---------- Information supplied
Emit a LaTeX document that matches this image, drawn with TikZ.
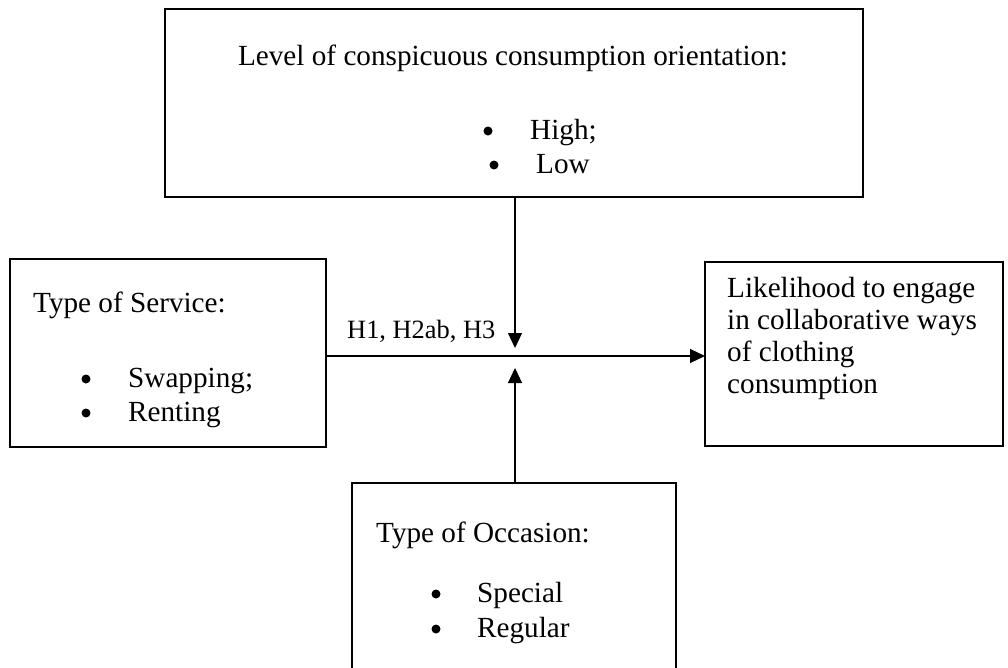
\documentclass[tikz,border=0pt]{standalone}
\usepackage{fontspec}
\setmainfont{Liberation Serif}
\usetikzlibrary{arrows.meta,calc}
\begin{document}
\begin{tikzpicture}[x=1pt,y=-1pt,
  box/.style={draw=black,line width=2.4pt,rectangle,inner sep=0pt,outer sep=0pt},
  txt/.style={anchor=base west,inner sep=0pt,font=\fontsize{29.2}{33}\selectfont},
  bul/.style={circle,fill=black,inner sep=0pt,minimum size=9pt},
  conn/.style={line width=1.2pt,-{Triangle[length=15pt,width=14pt]}},
  lab/.style={anchor=base west,inner sep=0pt,font=\fontsize{26.4}{30}\selectfont}]
\useasboundingbox (0,0) rectangle (1008,667);
\clip (0,0) rectangle (1008,667);
\fill[white] (0,0) rectangle (1008,667);

% boxes
\node[box,minimum width=698pt,minimum height=188pt] (lvl) at (514,103) {};
\node[box,minimum width=316pt,minimum height=188pt] (svc) at (168,353) {};
\node[box,minimum width=298pt,minimum height=184pt] (out) at (854,354) {};
\node[box,minimum width=324pt,minimum height=217pt] (occ) at (514,591.5) {};

% top box text
\node[txt,anchor=base] (lvlh) at (513,65) {Level of conspicuous consumption orientation:};
\node[bul] (lvlb1) at (488,131) {};
\node[txt] (lvlt1) at (530,139) {High;};
\node[bul] (lvlb2) at (494,165) {};
\node[txt] (lvlt2) at (536,173) {Low};

% left box text
\node[txt] (svch) at (33,312) {Type of Service:};
\node[bul] (svcb1) at (86,379) {};
\node[txt] (svct1) at (128,387) {Swapping;};
\node[bul] (svcb2) at (86,413) {};
\node[txt] (svct2) at (128,421) {Renting};

% right box text
\node[txt] (out1) at (727,297) {Likelihood to engage};
\node[txt] (out2) at (727,329) {in collaborative ways};
\node[txt] (out3) at (727,361) {of clothing};
\node[txt] (out4) at (727,393) {consumption};

% bottom box text
\node[txt] (occh) at (376,542) {Type of Occasion:};
\node[bul] (occb1) at (436,594) {};
\node[txt] (occt1) at (477,602) {Special};
\node[bul] (occb2) at (436,629) {};
\node[txt] (occt2) at (477,637) {Regular};

% connectors
\coordinate (hub) at (515,356);
\draw[conn] (svc.east |- hub) -- (out.west |- hub);
\draw[conn] (lvl.south -| hub) -- ($(hub)+(0,-8)$);
\draw[conn] (occ.north -| hub) -- ($(hub)+(0,12)$);
\node[lab] (hlab) at (347,338) {H1, H2ab, H3};
\end{tikzpicture}
\end{document}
--------------------
■ Stated problem
Write out again, exactly, the lines from the start of the listing up to the line containing "(occt2) at (477,637)", with both ends and without pictures.

■ Result
Emit a LaTeX document that matches this image, drawn with TikZ.
\documentclass[tikz,border=0pt]{standalone}
\usepackage{fontspec}
\setmainfont{Liberation Serif}
\usetikzlibrary{arrows.meta,calc}
\begin{document}
\begin{tikzpicture}[x=1pt,y=-1pt,
  box/.style={draw=black,line width=2.4pt,rectangle,inner sep=0pt,outer sep=0pt},
  txt/.style={anchor=base west,inner sep=0pt,font=\fontsize{29.2}{33}\selectfont},
  bul/.style={circle,fill=black,inner sep=0pt,minimum size=9pt},
  conn/.style={line width=1.2pt,-{Triangle[length=15pt,width=14pt]}},
  lab/.style={anchor=base west,inner sep=0pt,font=\fontsize{26.4}{30}\selectfont}]
\useasboundingbox (0,0) rectangle (1008,667);
\clip (0,0) rectangle (1008,667);
\fill[white] (0,0) rectangle (1008,667);

% boxes
\node[box,minimum width=698pt,minimum height=188pt] (lvl) at (514,103) {};
\node[box,minimum width=316pt,minimum height=188pt] (svc) at (168,353) {};
\node[box,minimum width=298pt,minimum height=184pt] (out) at (854,354) {};
\node[box,minimum width=324pt,minimum height=217pt] (occ) at (514,591.5) {};

% top box text
\node[txt,anchor=base] (lvlh) at (513,65) {Level of conspicuous consumption orientation:};
\node[bul] (lvlb1) at (488,131) {};
\node[txt] (lvlt1) at (530,139) {High;};
\node[bul] (lvlb2) at (494,165) {};
\node[txt] (lvlt2) at (536,173) {Low};

% left box text
\node[txt] (svch) at (33,312) {Type of Service:};
\node[bul] (svcb1) at (86,379) {};
\node[txt] (svct1) at (128,387) {Swapping;};
\node[bul] (svcb2) at (86,413) {};
\node[txt] (svct2) at (128,421) {Renting};

% right box text
\node[txt] (out1) at (727,297) {Likelihood to engage};
\node[txt] (out2) at (727,329) {in collaborative ways};
\node[txt] (out3) at (727,361) {of clothing};
\node[txt] (out4) at (727,393) {consumption};

% bottom box text
\node[txt] (occh) at (376,542) {Type of Occasion:};
\node[bul] (occb1) at (436,594) {};
\node[txt] (occt1) at (477,602) {Special};
\node[bul] (occb2) at (436,629) {};
\node[txt] (occt2) at (477,637) {Regular};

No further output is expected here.